I have renamed this thread to be "algebraic factor issues base 24". It includes all posts in this thread originally titled "sr2sieve / sierpinksi base 24" by Micha about Sierp base 24 issues and all posts in the primes thread related to Riesel base 24 issues that I moved here.

Gary

[QUOTE=gd_barnes;133812]
With THREE different sets of algebraic factors, this base has been some kind of challenge! :smile:
Gary[/QUOTE]

In short: WOW :smile:

In removing all the k's with algebraic factors, I noticed they were also very low weight, about 200-300 terms per k (as compared to about 2000-4000 for others

Well Micha, you're not going to believe this, but I've generalized the algebraic factors even further and was able to eliminate 11 more k-values in addition to what I've already listed!! :smile:

I erred when I jumped the gun by saying that k=24*m^2 gives k's with algebraic factors. That is true but I didn't take it far enough. Here are the conditions that not only eliminate all 13 of those k-values but they also eliminate the 2 k-values of 6 and 486 as stated in the last post plus 11 more. It technically eliminates a total of 26 k-values so my original k=24*m^2 condition was only half of the 'puzzle'. Here are the generalized conditions and algebraic factors:

All k=6*m^2 where k==(6 mod 10) contain factors as follows and can be eliminated from your search:

even n; factor of 5

odd n; let k=6*m^2 and let n=2*q-1; factors to:

[m*3^q*2^(3q-1) - 1] *
[m*3^q*2^(3q-1) + 1]

It seems so easy in retrospect but I got started on the wrong path to begin with and made it hard.
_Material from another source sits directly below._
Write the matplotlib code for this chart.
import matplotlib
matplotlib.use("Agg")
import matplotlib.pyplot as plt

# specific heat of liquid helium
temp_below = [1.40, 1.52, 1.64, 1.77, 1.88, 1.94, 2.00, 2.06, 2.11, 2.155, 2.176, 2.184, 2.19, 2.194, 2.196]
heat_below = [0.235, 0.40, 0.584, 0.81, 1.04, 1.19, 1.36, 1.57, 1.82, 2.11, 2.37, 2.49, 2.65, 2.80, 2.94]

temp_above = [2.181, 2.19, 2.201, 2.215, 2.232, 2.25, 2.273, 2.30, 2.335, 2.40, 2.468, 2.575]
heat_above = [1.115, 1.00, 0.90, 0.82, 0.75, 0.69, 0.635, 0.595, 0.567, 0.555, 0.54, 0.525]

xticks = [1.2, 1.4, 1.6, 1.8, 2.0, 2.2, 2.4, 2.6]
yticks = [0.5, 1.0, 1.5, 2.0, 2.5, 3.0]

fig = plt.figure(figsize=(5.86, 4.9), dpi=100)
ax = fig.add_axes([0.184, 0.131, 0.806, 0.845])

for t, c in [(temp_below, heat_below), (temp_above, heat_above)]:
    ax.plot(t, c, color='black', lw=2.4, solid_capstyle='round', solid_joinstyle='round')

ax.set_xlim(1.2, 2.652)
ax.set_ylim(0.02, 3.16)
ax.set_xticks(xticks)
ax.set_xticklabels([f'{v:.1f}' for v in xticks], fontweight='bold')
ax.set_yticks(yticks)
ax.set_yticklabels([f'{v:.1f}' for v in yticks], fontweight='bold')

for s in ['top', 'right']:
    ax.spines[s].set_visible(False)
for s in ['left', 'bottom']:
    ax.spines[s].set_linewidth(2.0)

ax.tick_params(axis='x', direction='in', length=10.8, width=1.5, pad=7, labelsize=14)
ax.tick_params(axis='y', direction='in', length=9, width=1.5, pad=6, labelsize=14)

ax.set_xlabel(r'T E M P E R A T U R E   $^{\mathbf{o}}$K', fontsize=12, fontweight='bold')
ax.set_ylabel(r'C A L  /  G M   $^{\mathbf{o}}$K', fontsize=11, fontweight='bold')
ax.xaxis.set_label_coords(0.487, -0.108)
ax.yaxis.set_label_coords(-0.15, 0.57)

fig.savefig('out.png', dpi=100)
So now, in addition to the 13 previous k-values that I listed for k=24*m^2, these conditions also eliminate the following k-values:

6, 486, 726, 2166, 5046, 5766, 9126, 10086, 14406, 15606, 20886, 22326, and 28566.
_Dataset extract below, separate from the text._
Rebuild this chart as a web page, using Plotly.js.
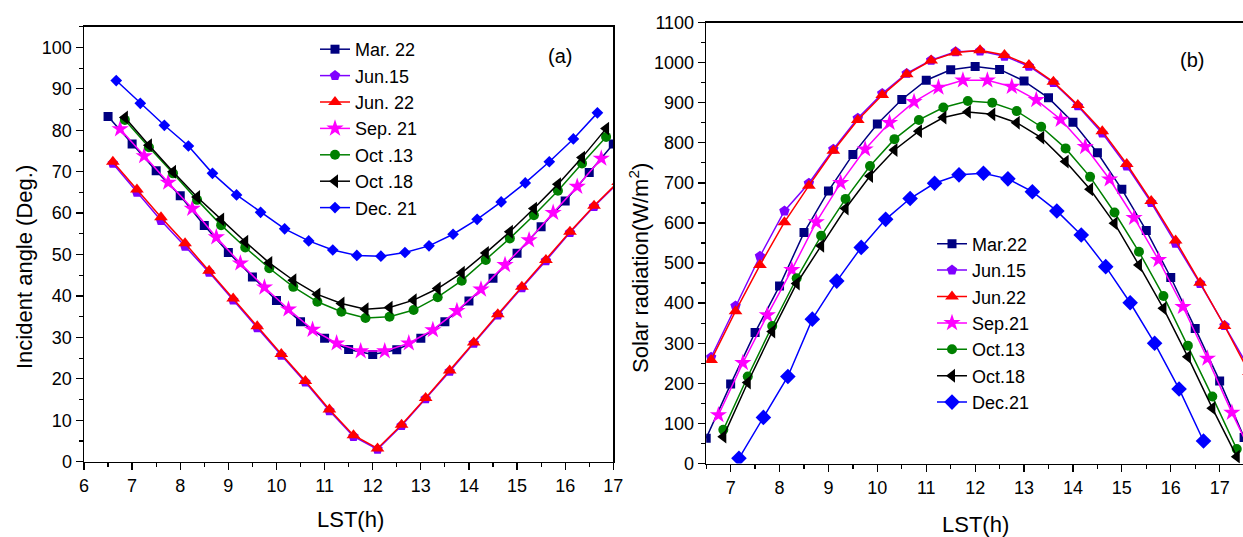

This now drops us down to 142 k-values remaining at n=25K and also simplifies things quite a bit. Now, there are technically only 2 separate conditions that have algebraic factors. The web pages will be updated shortly.
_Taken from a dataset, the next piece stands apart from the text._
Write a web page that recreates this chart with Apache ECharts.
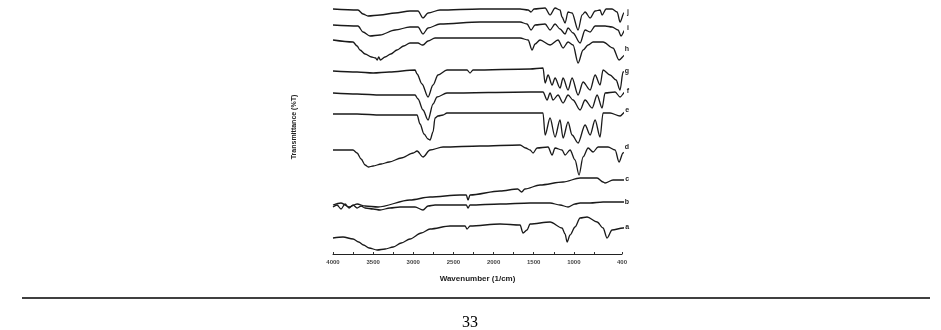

Now you know why so many were so low weight. They actually had ZERO weight! :smile:

I've now closely inspected many of the remaining 142 k-values. There should be no more with algebraic factors.

OK, I'm done with this now! :smile:

Gary

Gee :smile:

That's a load of elimination in a short time now!
I'll be sieving the rest to an optimum level for n=50k, and then continue prp-ing.